Even with the difficulties, Hasina emphasizes the importance of focusing on the positive. “Right now, more than ever, it is important to make life simple, work together, and look to create small, achievable goals,” she says. “We must celebrate these small successes we make with gratitude. This time is challenging, and you can allow yourself to have these emotions and feelings.”
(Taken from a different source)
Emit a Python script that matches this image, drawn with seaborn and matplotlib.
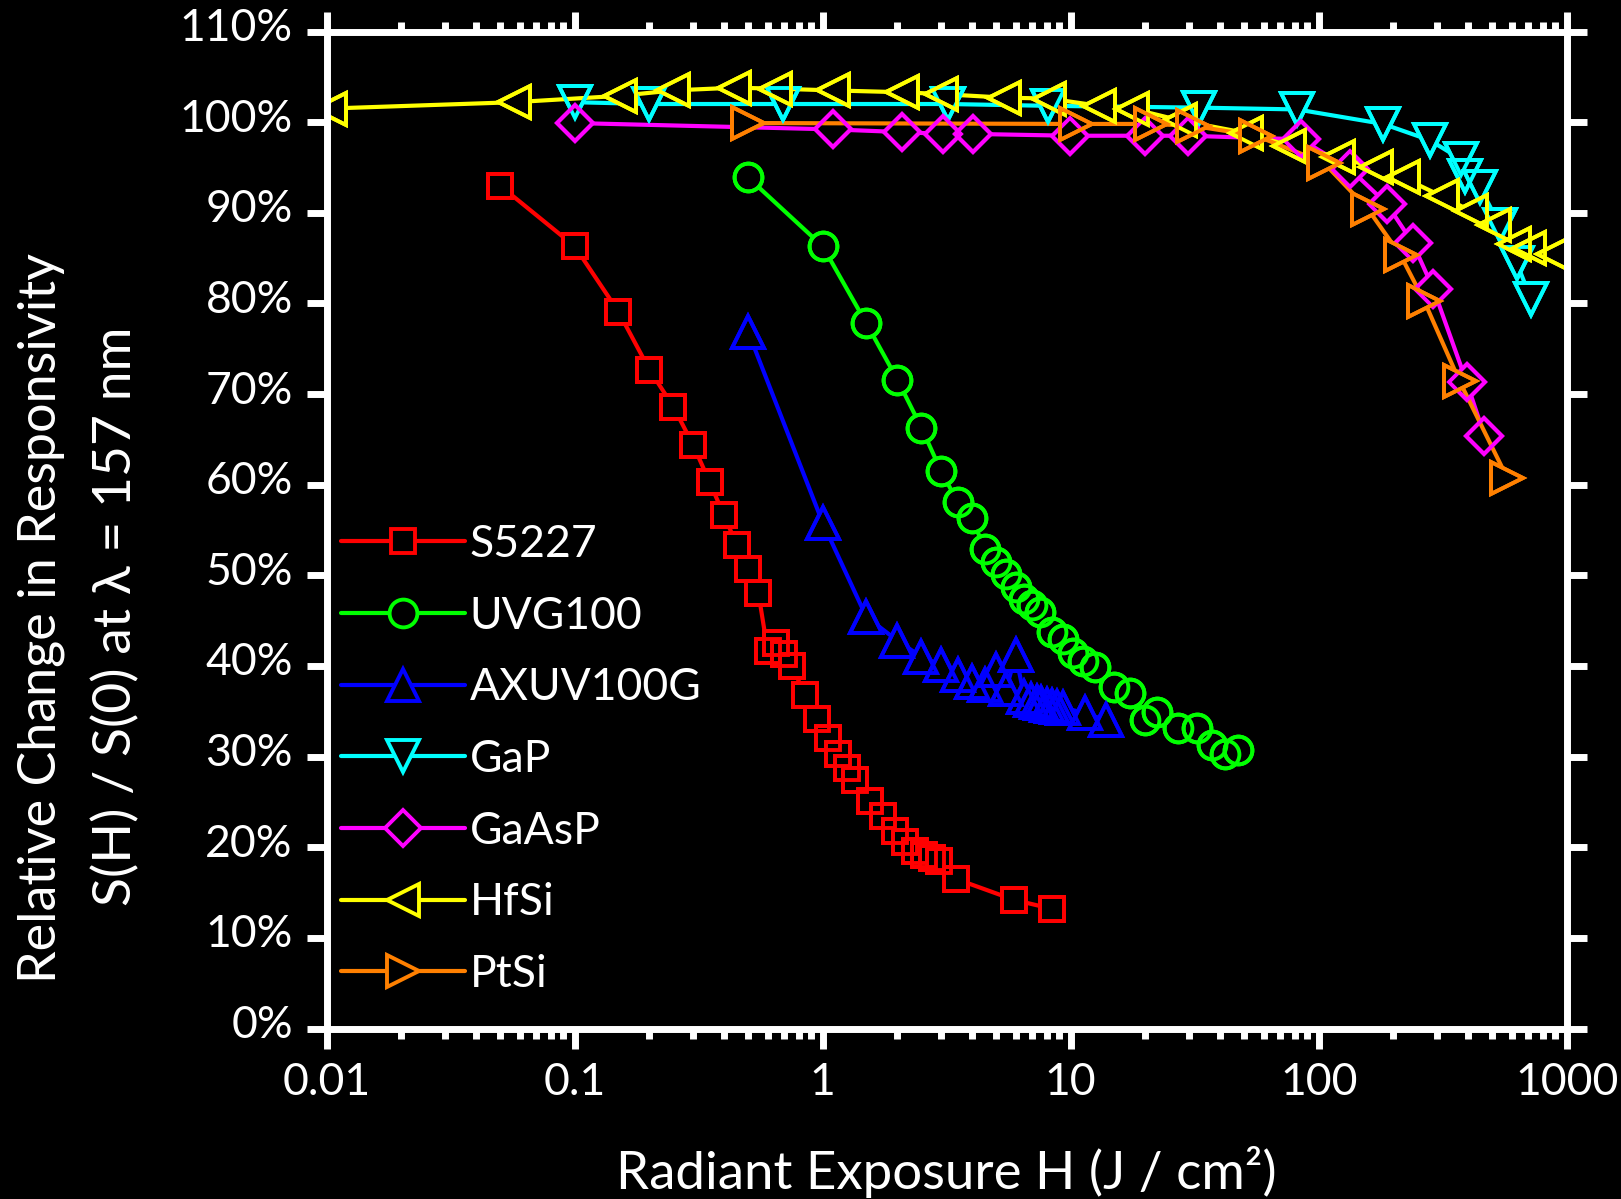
import numpy as np
import pandas as pd
import seaborn as sns
import matplotlib
matplotlib.use('Agg')
import matplotlib.pyplot as plt
from matplotlib.colors import to_hex
from matplotlib.ticker import LogLocator, NullFormatter
from matplotlib.transforms import ScaledTranslation

# radiant exposure H (J/cm^2) and S(H)/S(0) in % for each detector
s5227_h = [0.05, 0.1, 0.15, 0.2, 0.25, 0.3, 0.35, 0.4, 0.45, 0.5, 0.55, 0.6, 0.65, 0.7, 0.75,
           0.85, 0.95, 1.05, 1.15, 1.25, 1.35, 1.55, 1.75, 1.95, 2.15, 2.35, 2.55, 2.75, 2.95,
           3.45, 5.9, 8.4]
s5227_pct = [93.0, 86.3, 79.1, 72.7, 68.6, 64.4, 60.3, 56.6, 53.4, 50.7, 48.1, 41.7, 42.5, 41.3,
             40.0, 36.8, 34.2, 32.1, 30.3, 28.7, 27.4, 25.1, 23.4, 21.8, 20.6, 19.6, 19.1, 18.8,
             18.5, 16.5, 14.2, 13.2]

uvg100_h = [0.5, 1.0, 1.5, 2.0, 2.5, 3.0, 3.5, 4.0, 4.5, 5.0, 5.5, 6.0, 6.5, 7.0, 7.5, 8.4, 9.3,
            10.2, 11.2, 12.5, 14.9, 17.3, 19.9, 22.2, 27.2, 32.2, 37.1, 41.9, 47.4]
uvg100_pct = [93.9, 86.3, 77.8, 71.6, 66.3, 61.5, 58.1, 56.3, 52.9, 51.5, 50.2, 48.7, 47.4, 46.7,
              46.0, 43.7, 43.0, 41.4, 40.6, 39.9, 37.7, 37.0, 34.0, 34.9, 33.1, 33.1, 31.3, 30.3,
              30.7]

axuv_h = [0.5, 1.0, 1.5, 2.0, 2.5, 3.0, 3.5, 4.0, 4.5, 5.0, 5.5, 6.0, 6.5, 6.9, 7.3, 7.6, 8.0, 8.4,
          8.8, 9.3, 11.4, 13.9]
axuv_pct = [76.9, 55.8, 45.4, 42.8, 41.0, 40.1, 39.0, 38.2, 37.9, 39.5, 37.5, 41.2, 36.6, 36.2,
            36.0, 35.9, 35.7, 35.6, 35.5, 35.4, 34.8, 34.0]

gap_h = [0.1, 0.2, 0.69, 3.2, 8.1, 33, 82, 182, 281, 375, 390, 447, 538, 628, 718]
gap_pct = [102.2, 102.0, 102.0, 102.0, 101.8, 101.6, 101.4, 99.8, 98.0, 95.9, 94.1, 92.8, 88.6,
           84.5, 80.5]

gaasp_h = [0.1, 1.1, 2.08, 3.06, 4.05, 9.93, 19.9, 29.8, 85, 134, 188, 239, 290, 395, 466]
gaasp_pct = [99.9, 99.2, 98.9, 98.7, 98.7, 98.5, 98.5, 98.5, 98.1, 94.8, 91.0, 86.7, 81.6, 71.3,
             65.4]

hfsi_h = [0.0103, 0.057, 0.152, 0.25, 0.44, 0.64, 1.1, 2.08, 3.0, 5.4, 8.2, 13, 17.6, 27.5, 51,
          76, 120, 170, 218, 315, 410, 510, 615, 705, 880]
hfsi_pct = [101.5, 102.2, 102.9, 103.5, 103.8, 103.7, 103.5, 103.3, 103.1, 102.7, 102.6, 101.8,
            101.5, 100.2, 98.8, 97.4, 96.1, 95.0, 93.9, 91.8, 90.2, 88.6, 86.6, 86.1, 85.4]

ptsi_h = [0.5, 10.5, 21, 31, 56, 105, 158, 214, 266, 370, 577]
ptsi_pct = [99.9, 99.8, 99.8, 99.6, 98.5, 95.5, 90.4, 85.3, 80.3, 71.4, 60.7]

detectors = ['S5227', 'UVG100', 'AXUV100G', 'GaP', 'GaAsP', 'HfSi', 'PtSi']
colors = ['#ff0000', '#00ff00', '#0000ff', '#00ffff', '#ff00ff', '#ffff00', '#ff8000']
marker_list = ['s', 'o', '^', 'v', 'D', '<', '>']
msizes = [17, 20, 23, 23, 18, 23, 23]

x_ticks = [0.01, 0.1, 1, 10, 100, 1000]
x_ticklabels = ['0.01', '0.1', '1', '10', '100', '1000']
y_ticks = list(range(0, 111, 10))
y_ticklabels = [f'{v}%' for v in y_ticks]

all_h = [s5227_h, uvg100_h, axuv_h, gap_h, gaasp_h, hfsi_h, ptsi_h]
all_pct = [s5227_pct, uvg100_pct, axuv_pct, gap_pct, gaasp_pct, hfsi_pct, ptsi_pct]
frames = []
for name, h, pct in zip(detectors, all_h, all_pct):
    frames.append(pd.DataFrame({'H': h, 'ratio': pct, 'detector': name}))
df = pd.concat(frames, ignore_index=True)

sns.set_theme(style='ticks')
plt.rcParams['font.family'] = ['Lato', 'DejaVu Sans']
plt.rcParams['text.color'] = 'white'

W, H = 1621, 1199
fig = plt.figure(figsize=(W / 100, H / 100), dpi=100, facecolor='black')
ax = fig.add_axes([326.7 / W, 1 - 1028.5 / H, 1240 / W, 997 / H], facecolor='black')
ax.set_xscale('log')

palette = dict(zip(detectors, colors))
mk = dict(zip(detectors, marker_list))

# pass 1: lines with black-filled markers (hides the line inside each marker)
sns.lineplot(data=df, x='H', y='ratio', hue='detector', style='detector',
             hue_order=detectors, style_order=detectors, palette=palette, markers=mk,
             dashes=False, estimator=None, sort=False, legend=False, linewidth=3.0,
             markerfacecolor='black', mew=2.8, ax=ax)
n_first = len(ax.lines)
# pass 2: hollow outlines on top so overlapping markers stay visible
sns.lineplot(data=df, x='H', y='ratio', hue='detector', style='detector',
             hue_order=detectors, style_order=detectors, palette=palette, markers=mk,
             dashes=False, estimator=None, sort=False, legend=False, linestyle='',
             markerfacecolor='none', mew=2.8, ax=ax)

handles = {}
for i, line in enumerate(ax.lines):
    c = to_hex(line.get_color())
    idx = colors.index(c)
    line.set_markeredgecolor(c)
    line.set_markersize(msizes[idx])
    if i < n_first:
        handles[detectors[idx]] = line

ax.set_xlim(0.01, 1000)
ax.set_ylim(0, 110)
ax.set_xticks(x_ticks)
ax.set_xticklabels(x_ticklabels)
ax.xaxis.set_minor_locator(LogLocator(base=10, subs=np.arange(2, 10) * 1.0, numticks=20))
ax.xaxis.set_minor_formatter(NullFormatter())
ax.set_yticks(y_ticks)
ax.set_yticklabels(y_ticklabels)
ax.set_xlabel('')
ax.set_ylabel('')

for s in ax.spines.values():
    s.set_color('white')
    s.set_linewidth(5)
ax.tick_params(which='both', direction='out', colors='white', top=True, right=True,
               labeltop=False, labelright=False, width=5)
ax.tick_params(which='major', length=14.4, pad=10, labelsize=32, labelcolor='white')
ax.tick_params(which='minor', length=7.5)

# y tick labels sit a little above their ticks in the original
shift = ScaledTranslation(0, 7 / 100, fig.dpi_scale_trans)
for lab in ax.get_yticklabels():
    lab.set_transform(lab.get_transform() + shift)

ax.legend([handles[d] for d in detectors], detectors, loc='upper left',
          bbox_to_anchor=(341 / W, 1 - 524 / H), bbox_transform=fig.transFigure,
          frameon=False, numpoints=1, handlelength=2.78, handletextpad=0.11,
          labelspacing=0.69, borderpad=0, borderaxespad=0, fontsize=32, labelcolor='white')

fig.text(946.7 / W, 1 - 1189 / H, 'Radiant Exposure H (J / cm\u00b2)', ha='center',
         va='baseline', fontsize=38, color='white')
fig.text(41 / W, 1 - 618 / H, 'Relative Change in Responsivity', rotation=90,
         ha='center', va='center', fontsize=37.5, color='white')
fig.text(116 / W, 1 - 616 / H, 'S(H) / S(0) at \u03bb = 157 nm', rotation=90,
         ha='center', va='center', fontsize=38.5, color='white')

fig.savefig('out.png', dpi=100, facecolor='black')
Ridhi Sukhnandan is a recent graduate of the York College Registered Nurse program and officially became a Registered Professional Nurse this past spring. Despite the worsening pandemic, she sought out employment in the hospital setting to provide direct care to patients in need. She is now a Perioperative Nurse with a private hospital system. “With the knowledge that as a Registered Nurse, I am possibly risking my life to pursue my passion in nursing, I decided to embrace this opportunity placed before me as a Perioperative Nurse,” Ridhi says of her professional journey. “On day one, there were feelings of excitement, eagerness to join my fellow nurses on the workforce who make an actual impact during this pandemic, but there were also feelings of being torn by my loved ones not wanting me to take this position. I can understand their fear, but I also feel that I’m starting my career at a perfect time in which my services are needed the most.” Ridhi also shared the following advice for other student nurses and recent graduates: “I encourage you to keep being resilient…Do all that you can to take care of yourself each day. Journaling, prayers, and meditation have helped me. Look within yourself and see what works for you.”

Each of these new nurses has something in common: The passion for their career in nursing and the perseverance it takes to continue to do the work despite the daily risk faced amidst an active pandemic. Roxanna, Hasina, and Ridhi all have been met with similar challenges to balance: managing concerns for the safety of themselves, family, and patients while pursuing professional goals. But each encourages us to always seek balance in life despite the hardships faced and maintain a positive outlook.

About Jasmine Bratton-Robinson, MSN-Ed, RN

Jasmine is a lecturer with the City University of New York, York College Nursing Program. She has taught generic BSN students as well as RN to BSN nursing students. She has a Masters Degree in nursing science with a specialty in nursing education and is currently enrolled in a PhD program with a focus in nursing leadership. She plans to continue down a path of nursing education that leads to the development of various programs to assist nursing students not only throughout their careers but academic progression as well.